Материалы Г. Л. Выгодской заставляют критически пересмотреть взгляды некоторых психологов, которые вслед за Ж. Пиаже считают, что игровой символизм существенным образом не зависит от развития речи.

Понятие символа у Ж- Пиаже предполагает сходство между обозначаемым и обозначающим. Если вовлекаемые в игру предметы выступают символами отсутствующих, но необходимых по ходу раз-


вертывания сюжета предметов, т. е. непосредственно их изображают, являются их образами, то, действительно, никакая речь не нужна. Слово в данном случае только повторяло бы то, что уже содержится в символе как образе отсутствующего предмета. Это как в пиктограмме, которая есть прямое указание на значение, минуя слово.

Согласно Пиаже, отношение символа к предмету в принципе такое же, как и отношение образа к предмету, Предмет-символ, с которым мы встречаемся в игре,— это образ обозначаемого предмета, но данный в другой материальной форме. При таком понимании символа-предмета, используемого детьми в игре, который непосредственно указывает ребенку на обозначаемый предмет, естественно, слово не играет никакой активной роли.

Однако подобное представление о символизме в игре не вполне отвечает фактам. Как показали наши наблюдения и исследования, предметы, вовлекаемые в игру в качестве заместителей необходимых, но отсутствующих предметов, чрезвычайно многофункциональны и вместе с тем их сходство с обозначаемыми предметами очень относительно. В чем, действительно, сходство между палочкой и лошадью? Палочка не есть, даже очень схематизированный, образ лошади. Но ведь она же, эта самая палочка, может быть и ружьем, и змеей, и деревом. Еще яснее такая многофункциональность выражена в бессюжетных игрушках. Небольшая палочка из строительного материала бывает и тарелкой, на которую кладут еду, и едой, которую кладут на листик, изображающий тарелку. Это зависит всецело от того, какое значение будет придано ребенком предмету в данный конкретный момент развертывания игры. Слово, которым ребенок называет многофункциональный предмет в игре, сразу ограничивает его назначение, определяет его функцию — то, что с этим предметом можно и надо делать в игре, какие действия производить. Если кубик назван утюгом, то это значит, что с ним надо производить действия глажения; если кубик назван котлеткой, то его надо есть, а если тарелкой, то на него надо класть еду и его надо носить как тарелку. Это возможно только потому, что само слово в этот период развития несет в себе опыт действий с предметами.

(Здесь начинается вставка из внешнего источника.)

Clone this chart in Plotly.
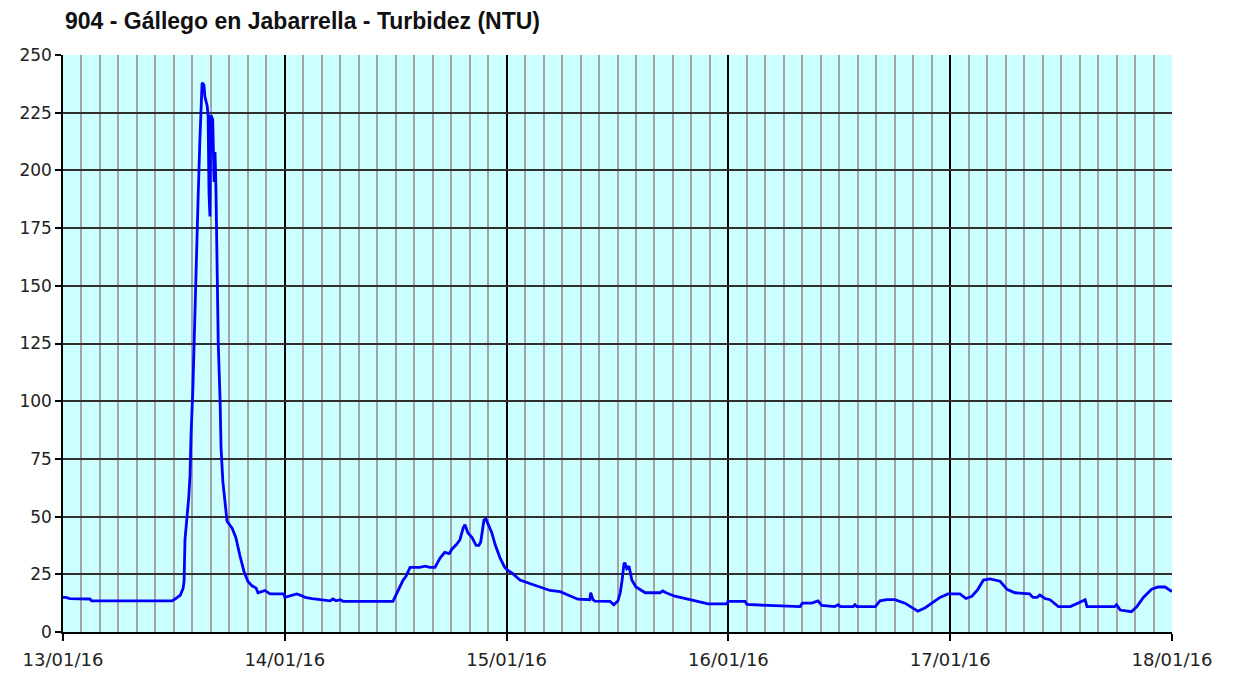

На первый взгляд может показаться, что сюжетные игрушки — символы. Конечно, в них значительно больше изобразительности. Однако дети используют и эти сюжетные игрушки, изображающие животных, людей и т. п., очень разнообразно. Собачка может выполнять функцию ребенка, а кукла — пассажира такси. Диапазон использования сюжетных игрушек очень широк.

Именно поэтому Л. С. Выготский предпочитал говорить о переносе значений с одного предмета на другой, а не о символизме. Такое замещение одного предмета другим происходит в игре на основе возможностей произвести с игровым предметом действие, необходимое для развертывания роли. Это очень важный компонент игры. Благодаря замещению происходит утеря в действии конкретности, операционально-технической стороны и превращение его в изобразитель-


ное, передающее только общее назначение (кормление, укладывание спать, уход за больным, купля и продажа, гуляние, умывание и т. п.).

Чрезвычайно существенна для понимания роли «символизации» эволюция действий в игре. Мы уже неоднократно указывали, что действие постепенно становится все более обобщенным и сокращенным. Я.3. Неверович (1948) предлагала детям произвести действие в различных условиях: просто показать действие с воображаемым предметом; произвести действие с замещающим предметом, не имеющим строго фиксированного способа действий; произвести действие с замещающим предметом, имеющим строго фиксированный способ его употребления. Данные, полученные в ее работе, показывают, что именно в дошкольном возрасте ребенок переходит к показу способа действия, а иногда и общего рисунка движения.

В развитии игры мы встречаемся с «символизацией» по крайней мере дважды. Первый раз при переносе действия с одного предмета на другой, при переименовании предмета. Здесь функция символизации заключается в разрушении жесткой фиксированности предметного действия. Символизация выступает как условие моделирования общего значения данного действия. Второй раз мы сталкиваемся с символизацией при взятии ребенком на себя роли взрослого человека, при этом обобщенность и сокращенность действий выступают как условие, моделирования социальных отношений между людьми в ходе их деятельности и тем самым прояснение ее человеческого смысла. Именно благодаря этому двойному плану «символизации» действие включается в деятельность и получает свой смысл в системе межчеловеческих отношений.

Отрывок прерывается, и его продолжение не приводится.